The following years saw Powers learn more weaving basics, purchase a loom, and travel extensively in Central America and Asia, always exploring the local place-based fiber practices. In 2017, she settled in Detroit, where she established Salt Textile Studios to manufacture, sell, and educate about naturally-dyed, handwoven textiles. The elegant, potentially functional works she creates there reflect the research from her earlier travels. For example, Woven Quilt (2020) and the Belle Isle Blanket series (2017 onwards) are inspired by the traditional Guatemalan process of backstrap weaving, in which the width of the woven cloth is limited by the girth of the weaver’s body.
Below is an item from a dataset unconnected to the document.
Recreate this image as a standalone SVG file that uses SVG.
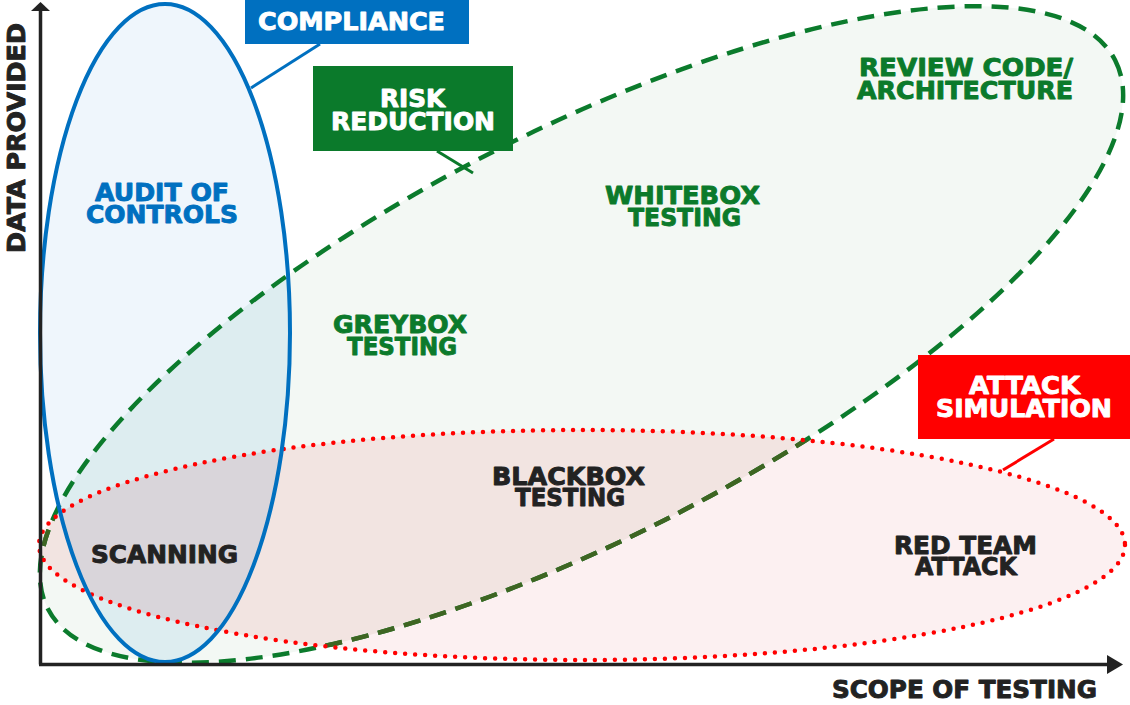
<svg xmlns="http://www.w3.org/2000/svg" width="1130" height="705" viewBox="0 0 1130 705">
<style>
.t{font-family:'DejaVu Sans','Liberation Sans',sans-serif;font-weight:700;font-size:24px;text-anchor:middle;stroke-width:0.9;stroke-linejoin:round}
.wt{fill:#ffffff;stroke:#ffffff}
.bl{fill:#0070C0;stroke:#0070C0}
.gr{fill:#0B7A2B;stroke:#0B7A2B}
.dk{fill:#222222;stroke:#222222}
.axis{stroke:#222222;stroke-width:3.5;fill:none}
.gstroke{fill:none;stroke:#0B7B2C;stroke-width:4.5;stroke-dasharray:17 10}
.rstroke{fill:none;stroke:#FF0000;stroke-width:4.5;stroke-dasharray:0 10;stroke-linecap:round}
.bstroke{fill:none;stroke:#0070C0;stroke-width:4}
</style>
<defs>
<clipPath id="clipGreen"><ellipse cx="581.5" cy="334.5" rx="600" ry="203" transform="rotate(-27.2 581.5 334.5)"/></clipPath>
<clipPath id="clipRed"><ellipse cx="582" cy="545" rx="543" ry="115"/></clipPath>
</defs>
<rect width="1130" height="705" fill="#ffffff"/>

<!-- region fills -->
<g id="fills">
<ellipse cx="581.5" cy="334.5" rx="600" ry="203" transform="rotate(-27.2 581.5 334.5)" fill="#F3F8F4"/>
<ellipse cx="582" cy="545" rx="543" ry="115" fill="#FCF0F1"/>
<ellipse cx="582" cy="545" rx="543" ry="115" fill="#F2E4E1" clip-path="url(#clipGreen)"/>
<ellipse cx="165" cy="333" rx="125" ry="329" fill="#EFF6FC"/>
<ellipse cx="165" cy="333" rx="125" ry="329" fill="#DDEDF0" clip-path="url(#clipGreen)"/>
<ellipse cx="165" cy="333" rx="125" ry="329" fill="#D9D5DA" clip-path="url(#clipRed)"/>
</g>

<!-- outlines -->
<g id="risk-reduction-area">
<ellipse class="gstroke" cx="581.5" cy="334.5" rx="600" ry="203" transform="rotate(-27.2 581.5 334.5)"/>
<g clip-path="url(#clipRed)">
<ellipse class="gstroke" style="stroke:#3E6522" cx="581.5" cy="334.5" rx="600" ry="203" transform="rotate(-27.2 581.5 334.5)"/>
</g>
</g>
<g id="attack-simulation-area">
<ellipse class="rstroke" cx="582" cy="545" rx="543" ry="115"/>
</g>
<g id="compliance-area">
<ellipse class="bstroke" cx="165" cy="333" rx="125" ry="329"/>
</g>

<!-- axes -->
<g id="axes">
<line class="axis" x1="40.5" y1="664.5" x2="40.5" y2="9"/>
<polygon points="40.5,2 31,11 50,11" fill="#222222"/>
<line class="axis" x1="39" y1="664.5" x2="1110" y2="664.5"/>
<polygon points="1123,664.5 1107,655 1107,674" fill="#222222"/>
<text class="t dk" transform="translate(25,138) rotate(-90)" x="0" y="0" textLength="230" lengthAdjust="spacingAndGlyphs">DATA PROVIDED</text>
<text class="t dk" x="964.5" y="698" textLength="265" lengthAdjust="spacingAndGlyphs">SCOPE OF TESTING</text>
</g>

<!-- connectors -->
<g id="connectors">
<line x1="320" y1="44" x2="251" y2="88" stroke="#0070C0" stroke-width="3"/>
<line x1="437" y1="151" x2="473" y2="173" stroke="#0B7A2B" stroke-width="3"/>
<line x1="1054" y1="439" x2="1003" y2="470" stroke="#FF0000" stroke-width="3"/>
</g>

<!-- callout labels -->
<g id="compliance-label">
<rect x="245" y="0" width="224" height="44" fill="#0070C0"/>
<text class="t wt" x="351.5" y="30" textLength="187" lengthAdjust="spacingAndGlyphs">COMPLIANCE</text>
</g>
<g id="risk-reduction-label">
<rect x="313" y="66" width="200" height="85" fill="#0B7A2B"/>
<text class="t wt" x="412.5" y="107" textLength="65" lengthAdjust="spacingAndGlyphs">RISK</text>
<text class="t wt" x="413" y="130" textLength="164" lengthAdjust="spacingAndGlyphs">REDUCTION</text>
</g>
<g id="attack-simulation-label">
<rect x="918" y="355" width="212" height="84" fill="#FF0000"/>
<text class="t wt" x="1024.5" y="394" textLength="111" lengthAdjust="spacingAndGlyphs">ATTACK</text>
<text class="t wt" x="1024" y="417" textLength="176" lengthAdjust="spacingAndGlyphs">SIMULATION</text>
</g>

<!-- inner labels -->
<g id="audit-of-controls">
<text class="t bl" x="162" y="201" textLength="134" lengthAdjust="spacingAndGlyphs">AUDIT OF</text>
<text class="t bl" x="162" y="223" textLength="152" lengthAdjust="spacingAndGlyphs">CONTROLS</text>
</g>
<g id="review-code">
<text class="t gr" x="966" y="76" textLength="214" lengthAdjust="spacingAndGlyphs">REVIEW CODE/</text>
<text class="t gr" x="965" y="99" textLength="216" lengthAdjust="spacingAndGlyphs">ARCHITECTURE</text>
</g>
<g id="whitebox-testing">
<text class="t gr" x="682.5" y="204" textLength="155" lengthAdjust="spacingAndGlyphs">WHITEBOX</text>
<text class="t gr" x="684.5" y="226" textLength="113" lengthAdjust="spacingAndGlyphs">TESTING</text>
</g>
<g id="greybox-testing">
<text class="t gr" x="400" y="333" textLength="134" lengthAdjust="spacingAndGlyphs">GREYBOX</text>
<text class="t gr" x="402" y="355" textLength="110" lengthAdjust="spacingAndGlyphs">TESTING</text>
</g>
<g id="blackbox-testing">
<text class="t dk" x="568.5" y="485" textLength="153" lengthAdjust="spacingAndGlyphs">BLACKBOX</text>
<text class="t dk" x="570" y="506" textLength="110" lengthAdjust="spacingAndGlyphs">TESTING</text>
</g>
<g id="scanning">
<text class="t dk" x="164.5" y="563" textLength="147" lengthAdjust="spacingAndGlyphs">SCANNING</text>
</g>
<g id="red-team-attack">
<text class="t dk" x="965.5" y="554" textLength="143" lengthAdjust="spacingAndGlyphs">RED TEAM</text>
<text class="t dk" x="966" y="575" textLength="102" lengthAdjust="spacingAndGlyphs">ATTACK</text>
</g>
</svg>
Undoubtedly, Powers’s most prominent venture to date is Local Color (2020). This large-scale installation in Detroit’s Dequindre Cut, a heavily used pedestrian and bike trail, featured a dozen 72″ by 26″ weavings, each dyed using a different locally sourced natural dye. The weavings were aligned in four banks of three suspended by wooden frames that allowed them to dance freely in the wind.

Publically situated, unashamedly beautiful, craft-based works such as Local Color provide a ready entrance point for people who may otherwise feel excluded from the art world. Once engaged, viewers might learn more about the project’s background and the origin of the natural dyes used in the work from signage and an accompanying catalog. Creating this combination of inclusivity and heightened awareness of nature was central to Powers’s motivation for taking on the two-year project.

Powers is proud that as part of the project, she could fund two CCS students to work as apprentices. In this way, she is perhaps repaying some of the debt that she owes to Hawthorne Farm—for simultaneously introducing her to both the importance of ecocentric living and the magic of weaving.